Competitors reacted swiftly and negatively to the news that IBM plans to buy PwC Consulting in a deal worth $3.5 billion.
Hewlett-Packard, once a PwC suitor, says it has been approached by the consulting firm several times throughout the past year, even as recently as two weeks ago. (In November 2000, HP backed out of a deal to buy PwC for $18 billion.) But now Juergen Rottler, a VP at HP, says that even at a more attractive price, it no longer fits with HP's strategy as it once would have.
"At the end of the day, most customers have relationships with the partner more than the company," Rottler says. "IBM will be very busy convincing the partners that it's a good deal for them, and the partners will be busy convincing the customers."
And from the "glass houses" corner, Mitch Hill, CEO of Avanade Inc., the joint venture between Microsoft and Accenture, says CIOs should be cautious about vendor bias in dealing with the new consulting business. "We can safely say that any independence PwC would have had is compromised," he says, adding that his firm isn't affected in the same way because it doesn't sell products. Most of Avanade's customers "usually engage us because they want to do something" with Microsoft, he says.

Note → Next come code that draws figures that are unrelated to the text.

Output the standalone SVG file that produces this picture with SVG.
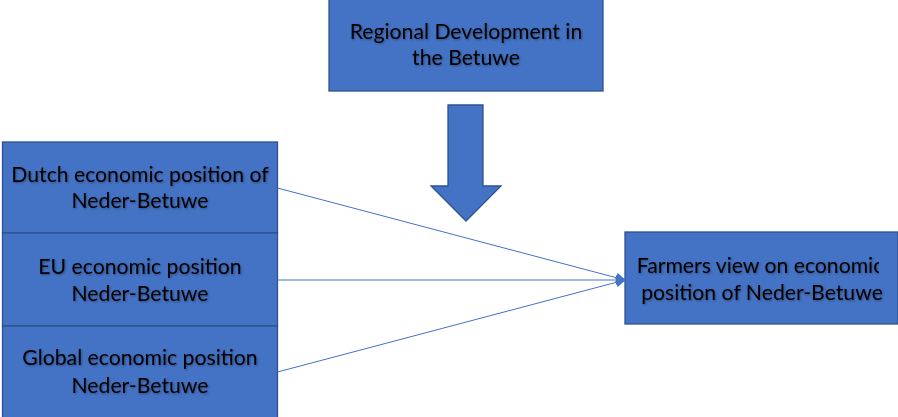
<svg xmlns="http://www.w3.org/2000/svg" width="898" height="417" viewBox="0 0 898 417">
  <style>
    .box { fill: #4472C4; stroke: #2F528F; stroke-width: 1.3; }
    .lbl { font-family: Lato, "Open Sans", "Liberation Sans", sans-serif; font-size: 21.2px; fill: #000; text-anchor: middle; filter: url(#soft); }
    .link { stroke: #4472C4; stroke-width: 1; fill: none; marker-end: url(#tip); }
  </style>
  <defs>
    <marker id="tip" viewBox="0 0 10 10" refX="9" refY="5" markerWidth="10" markerHeight="10" markerUnits="userSpaceOnUse" orient="auto">
      <path d="M0,0 L10,5 L0,10 Z" fill="#4472C4"/>
    </marker>
    <filter id="soft" x="-5%" y="-20%" width="110%" height="140%">
      <feDropShadow dx="1" dy="1" stdDeviation="0.8" flood-color="#000" flood-opacity="0.35"/>
    </filter>
    <clipPath id="rightClip"><rect x="625" y="232" width="254" height="92"/></clipPath>
  </defs>

  <rect width="898" height="417" fill="#fff"/>

  <g id="regional-development">
    <rect class="box" x="329" y="-2" width="274" height="93"/>
    <text class="lbl" x="466" y="39">Regional Development in</text>
    <text class="lbl" x="466" y="65">the Betuwe</text>
  </g>

  <g id="influence-arrow">
    <path class="box" d="M448,105 L483,105 L483,186 L501,186 L466,221 L431,186 L448,186 Z"/>
  </g>

  <g id="dutch-position">
    <rect class="box" x="2.5" y="142" width="275" height="91"/>
    <text class="lbl" x="140" y="182">Dutch economic position of</text>
    <text class="lbl" x="140" y="208">Neder-Betuwe</text>
  </g>

  <g id="eu-position">
    <rect class="box" x="2.5" y="233" width="275" height="93"/>
    <text class="lbl" x="140" y="274">EU economic position</text>
    <text class="lbl" x="140" y="301">Neder-Betuwe</text>
  </g>

  <g id="global-position">
    <rect class="box" x="2.5" y="326" width="275" height="95"/>
    <text class="lbl" x="140" y="365">Global economic position</text>
    <text class="lbl" x="140" y="393">Neder-Betuwe</text>
  </g>

  <g id="farmers-view">
    <rect class="box" x="625" y="232" width="273" height="92"/>
    <g clip-path="url(#rightClip)">
      <text class="lbl" x="760" y="273">Farmers view on economic</text>
    </g>
    <text class="lbl" x="762" y="300">position of Neder-Betuwe</text>
  </g>

  <g id="connectors">
    <line class="link" x1="277.5" y1="188" x2="625" y2="280"/>
    <line class="link" x1="277.5" y1="280" x2="625" y2="280"/>
    <line class="link" x1="277.5" y1="372" x2="625" y2="280"/>
  </g>
</svg>
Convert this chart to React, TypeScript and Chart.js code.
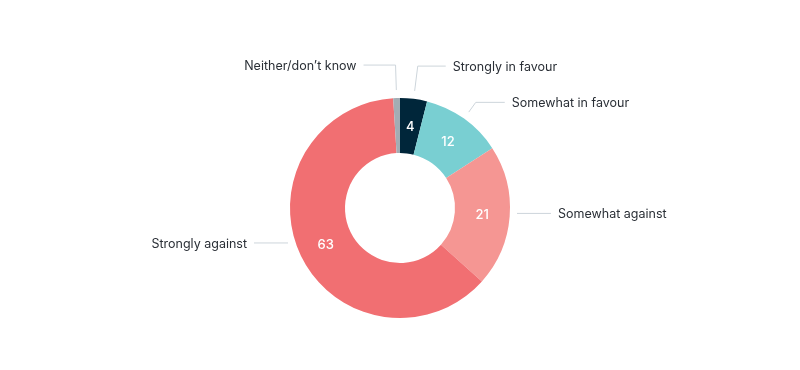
import React, { useEffect, useRef } from "react";
import { Chart, registerables } from "chart.js";

Chart.register(...registerables);

const categories = [
  "Strongly in favour",
  "Somewhat in favour",
  "Somewhat against",
  "Strongly against",
  "Neither/don\u2019t know",
];
const values = [4, 12, 21, 63, 1];
const colors = ["#00263a", "#79cfd2", "#f59693", "#f16f72", "#a3adb4"];

// label layout per slice (style only)
const labelLayouts = [
  { mode: "radial", elbowR: 143, lineLen: 28 },
  { mode: "radial", elbowR: 130, lineLen: 29 },
  { mode: "side", gap: 7, lineLen: 34 },
  { mode: "side", gap: 2, lineLen: 34 },
  { mode: "radial", elbowR: 143, lineLen: 32 },
];

const FONT = "Inter, 'Noto Sans', sans-serif";

const labelPlugin = {
  id: "pieLabels",
  afterDatasetsDraw(chart: any) {
    const ctx = chart.ctx;
    const meta = chart.getDatasetMeta(0);
    const data = chart.data.datasets[0].data as number[];
    const labels = chart.data.labels as string[];
    ctx.save();
    meta.data.forEach((arc: any, i: number) => {
      const { x, y, startAngle, endAngle, outerRadius, innerRadius } = arc.getProps(
        ["x", "y", "startAngle", "endAngle", "outerRadius", "innerRadius"],
        true
      );
      const mid = (startAngle + endAngle) / 2;
      const rMid = (outerRadius + innerRadius) / 2;
      const vx = x + Math.cos(mid) * rMid;
      const vy = y + Math.sin(mid) * rMid;
      // value label
      if (data[i] >= 2) {
        ctx.fillStyle = "#ffffff";
        ctx.font = `500 13px ${FONT}`;
        ctx.textAlign = "center";
        ctx.textBaseline = "middle";
        ctx.fillText(String(data[i]), vx, vy + 1);
      }
      // leader line + category label
      const lay: any = labelLayouts[i];
      const right = Math.cos(mid) >= 0;
      const dir = right ? 1 : -1;
      ctx.strokeStyle = "#cdd5db";
      ctx.lineWidth = 1;
      ctx.beginPath();
      let endX: number, endY: number;
      if (lay.mode === "radial") {
        const ax = x + Math.cos(mid) * (outerRadius + 8);
        const ay = y + Math.sin(mid) * (outerRadius + 8);
        const ex = x + Math.cos(mid) * lay.elbowR;
        const ey = y + Math.sin(mid) * lay.elbowR;
        ctx.moveTo(ax, ay);
        ctx.lineTo(ex, ey);
        endX = ex + dir * lay.lineLen;
        endY = ey;
        ctx.lineTo(endX, endY);
      } else {
        const sx = x + dir * (outerRadius + lay.gap);
        endX = sx + dir * lay.lineLen;
        endY = vy - 1;
        ctx.moveTo(sx, endY);
        ctx.lineTo(endX, endY);
      }
      ctx.stroke();
      ctx.fillStyle = "#2a2f36";
      ctx.font = `400 12.5px ${FONT}`;
      ctx.textAlign = right ? "left" : "right";
      ctx.textBaseline = "middle";
      ctx.fillText(labels[i], endX + dir * 7, endY + 1);
    });
    ctx.restore();
  },
};

export default function App() {
  const ref = useRef<HTMLCanvasElement | null>(null);
  useEffect(() => {
    if (!ref.current) return;
    const chart = new Chart(ref.current, {
      type: "doughnut",
      data: {
        labels: categories,
        datasets: [
          {
            data: values,
            backgroundColor: colors,
            borderWidth: 0,
          },
        ],
      },
      options: {
        responsive: false,
        animation: false,
        cutout: "50%",
        layout: { padding: { top: 98, bottom: 52, left: 0, right: 0 } },
        plugins: {
          legend: { display: false },
          tooltip: { enabled: false },
        },
      },
      plugins: [labelPlugin],
    });
    return () => chart.destroy();
  }, []);
  return (
    <div style={{ position: "fixed", left: 0, top: 0, width: 800, height: 370, background: "#fff" }}>
      <canvas ref={ref} width={800} height={370} style={{ width: 800, height: 370 }} />
    </div>
  );
}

The $3.5 billion deal is IBM's largest acquisition, but it's a bargain-basement price considering that PwC's projected revenue for 2002 is an estimated $4.9 billion. As for the criticism by the competition, John Connolly, general manager of the strategy and change practice at IBM Global Services, seems unfazed: "We were delighted to be able to do this deal, and HP can respond to it" as it will.